Credit: Jean Pierre Mazimpaka/MINAGRI

The report showed that Rwanda’s economy registered a strong growth (8.2% in 2022) but macroeconomic imbalances have emerged and headline inflation persistently above 20% in recent months and rising food prices will put pressures in the economy considering the core inflation, at 14.4 percent in February.

Also robust import demand coupled with high commodity prices and tightening global financing conditions have weakened Rwanda’s external position.

Despite a faster pace of exchange rate depreciation, external buffers were significantly reduced with foreign reserves declining to 4.1 months of prospective imports at end-2022.

The IMF stated that Rwanda remains vulnerable to the shock-prone external environment, necessitating the urgent need to re-build policy buffers.

The IMF warned that another spike in global energy and fertilizer prices, a steeper decline in trading partners’ growth, or global financial market and geopolitical developments that adversely affect the availability of concessional resources will further strain external buffers and limit the policy space to confront developmental challenges and address climate change.

Credit: Jean Pierre Mazimpaka/MINAGRI

“The authorities (Rwandan) will need to further tighten the fiscal and monetary stance to rebuild policy buffers, IMF said, maintaining fiscal sustainability calls for raising domestic revenues, while containing non-priority current and capital expenditures”.


The report stated that maintaining fiscal sustainability calls for raising domestic revenues, while containing non-priority current and capital expenditures.

This means a timely implementation of the revised excise and corporate income tax laws and plans to step up efforts to develop a medium-term spending rationalization strategy will support the envisaged fiscal consolidation.

Reforms to adopt effective and transparent public financial and investment management practices should accelerate and the institutional capacity to assess and manage SOE fiscal risks needs to be strengthened.

The National Bank of Rwanda should pursue a more decisive monetary policy tightening to contain inflationary pressures and promote exchange rate flexibility to ensure external stability.

It recommended sustained structural reforms to tackle pandemic scarring and enhance socioeconomic resilience and further efforts in enhancing the access to health care and education, addressing learning losses, promoting regional trade integration, and the scaling up and better targeting of social protection.

The Nasho irrigation dam.
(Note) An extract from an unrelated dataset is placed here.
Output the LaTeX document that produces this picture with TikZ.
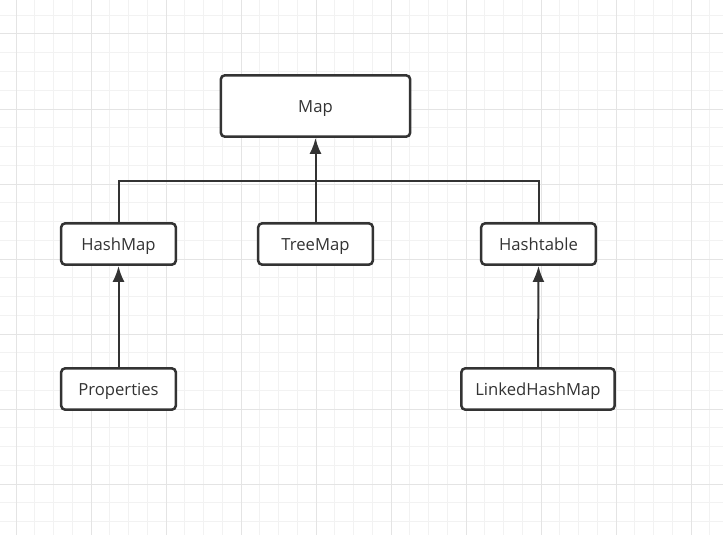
\documentclass[tikz,border=0pt]{standalone}
\usepackage{fontspec}
\setmainfont{Open Sans}
\usetikzlibrary{arrows.meta}
\definecolor{ink}{HTML}{333333}
\definecolor{gridminor}{HTML}{F2F2F2}
\definecolor{gridmajor}{HTML}{E4E4E4}

\begin{document}
\begin{tikzpicture}[x=0.75pt,y=-0.75pt,font=\fontsize{12.5pt}{14pt}\selectfont,
  cls/.style={draw=ink,fill=white,text=ink,line width=1.9pt,rounded corners=3pt,
              minimum width=86pt,minimum height=31pt,inner sep=0pt,
              text height=9pt,text depth=0pt},
  top/.style={cls,minimum width=142pt,minimum height=46pt},
  link/.style={draw=ink,line width=1.5pt},
  inh/.style={link,-{Latex[length=12pt,width=9pt]}}]

  % background grid
  \fill[white] (0,0) rectangle (723,535);
  \useasboundingbox (0,0) rectangle (723,535);
  \foreach \i in {0,...,38}{
    \draw[gridminor,line width=0.75pt] ({16+18.75*\i},0) -- ++(0,535);
  }
  \foreach \i in {0,...,28}{
    \draw[gridminor,line width=0.75pt] (0,{15.25+18.75*\i}) -- ++(723,0);
  }
  \foreach \i in {0,...,9}{
    \draw[gridmajor,line width=0.75pt] ({16+75*\i},0) -- ++(0,535);
  }
  \foreach \i in {0,...,6}{
    \draw[gridmajor,line width=0.75pt] (0,{34+75*\i}) -- ++(723,0);
  }

  % classes
  \node[top] (map) at (315.5,106) {Map};
  \node[cls] (hm) at (118.5,244) {HashMap};
  \node[cls] (tm) at (315.5,244) {TreeMap};
  \node[cls] (ht) at (538.5,244) {Hashtable};
  \node[cls] (pr) at (118.5,389) {Properties};
  \node[cls,minimum width=115pt] (lhm) at (538,389) {LinkedHashMap};
  \coordinate (bus) at (315.5,181);

  % inheritance
  \draw[link] (hm.north) |- (bus) -| (ht.north);
  \draw[inh] (tm.north) -- (map.south);
  \draw[inh] (pr.north) -- (hm.south);
  \draw[inh] (lhm.north) -- (ht.south);
\end{tikzpicture}
\end{document}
Credit: Jean Pierre Mazimpaka/MINAGRI

IMF commended Rwanda for the good progress with strengthening their institutional capacity to integrate climate-related considerations in the design of macroeconomic policies and frameworks but asked for continued reforms to allocate climate resources more effectively and transparently to mobilizing additional climate funding and achieving Rwanda’s ambitious climate agenda.

For instance, Green public finance management and climate-specific public investment management reforms will improve the authorities’ decision making and create a conducive environment for attracting climate finance from development partners and from stakeholders looking to support Rwanda’s climate efforts.

Establishing guidelines for financial institutions on climate-related risk management and introducing standards for development of markets for sustainable finance products will also support private green investment.